史の流れに(7) 京都文化博物館 「特別展 よみがえる承久の乱――後鳥羽上皇VS鎌倉北条氏――」
2021年4月16日 三条高倉の京都府京都文化博物館にて
三条高倉にある京都文化博物館で、「特別展 よみがえる承久の乱 ――後鳥羽上皇VS鎌倉北条氏――」を観る。
来年の大河ドラマは、三谷幸喜の脚本で、小栗旬が主役である北条義時を演じる「鎌倉殿の13人」であるが、承久の乱はクライマックスとして描かれることが予想される。
三谷幸喜は、「新選組!」で香取慎吾演じる近藤勇を「最後の武士」として描き(野田秀樹演じる勝海舟が近藤を評して、「あれは本物の武士だよ。そして最後のな」と語るセリフがある)、「真田丸」では堺雅人演じる真田幸村(真田信繁)を「最後の戦国武将」として登場させた。最後をやったので今度は最初をやりたいということになったのだと思われるが、最初の武家政権とされる平清盛による政治は、平氏が公家化することで公家のトップである太政大臣として打ち立てており、本当の武家政権かというとそうでもない。

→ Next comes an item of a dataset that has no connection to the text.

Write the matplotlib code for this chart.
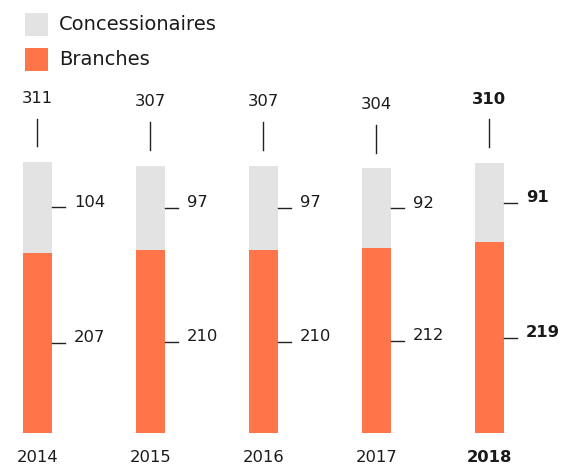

源頼朝は京を離れた東国で鎌倉幕府を築いたが、征夷大将軍という位を朝廷から頂いており、朝廷のお墨付きで東国のみの支配として行われた政権である。その点、北条氏の政権は執権という朝廷から頂いたのではないポジションで行われており、しかも承久の乱で皇族や公家を屈服させて武士の優位を示した上で行われる公議制の全国的政権ということで、「真の武家政権」という見方も出来る。少なくとも三谷幸喜はそういう解釈をしているのだと思われる。
承久の乱に関する史料はそれほど多く残っているというわけでもないようで、「承久記」や「承久記絵巻」が最大の目玉であるが、いずれも江戸時代に想像で描かれたものであり、一次史料ではない。ということで、承久の乱に至るまでの武士の興隆の展示からスタートする。
保元の乱や平治の乱を描いた屏風絵、「平家物語絵巻」や源平合戦図屏風などが展示されている。
後鳥羽上皇は、承久の乱絡みか、法然や親鸞が流罪となった承元の法難でのみ知られているため、「タカ派」に見られやすいが、実際は歌道の名人で「新古今和歌集」の編纂を命じ、蹴鞠の得意とするなど文化人としての高い資質も示していた。藤原俊成やその息子の定家と親しく、藤原定家が小倉百人一首に自作として入れた、「来ぬ人をまつほの浦の夕なぎに焼くや藻塩の身も焦がれつつ」の「来ぬ人」とは後鳥羽上皇のことだとする説がある。
鎌倉幕府の成立(以前は源頼朝が征夷大将軍に任じられた1192年に鎌倉幕府が起こったと見るのが主流だったが、現在は源氏が壇ノ浦で平氏を滅ぼし、頼朝に守護・地頭を任ずる権利が与えられた1185年が鎌倉幕府成立の年と教えられるようである) から承久の乱に至るまでが「吾妻鏡」や「曽我物語絵巻」などで語られる。
藤原定家の日記である「明月記」の展示もあるが、頼朝が出家をした2日後に急死したことをいぶかる記述がある。
承久の乱の最初の重要地点となったのは美濃の墨俣である。後に羽柴秀吉が美濃攻めの足がかりとして一夜城を築いたことでも知られるが、昔から重要な場所であったことが分かる。また木曽義仲と源義経が戦った宇治川が次の決戦地となり、要衝の地は変化していない。
後鳥羽上皇が流された隠岐に関する展示は写真が中心。寂しいが史料がほとんど残っていないようである。ただ後鳥羽上皇は、隠岐にあっても「古今和歌集」の編纂に情熱を燃やしたらしいということが分かっているようだ。本質的には文人だったようである。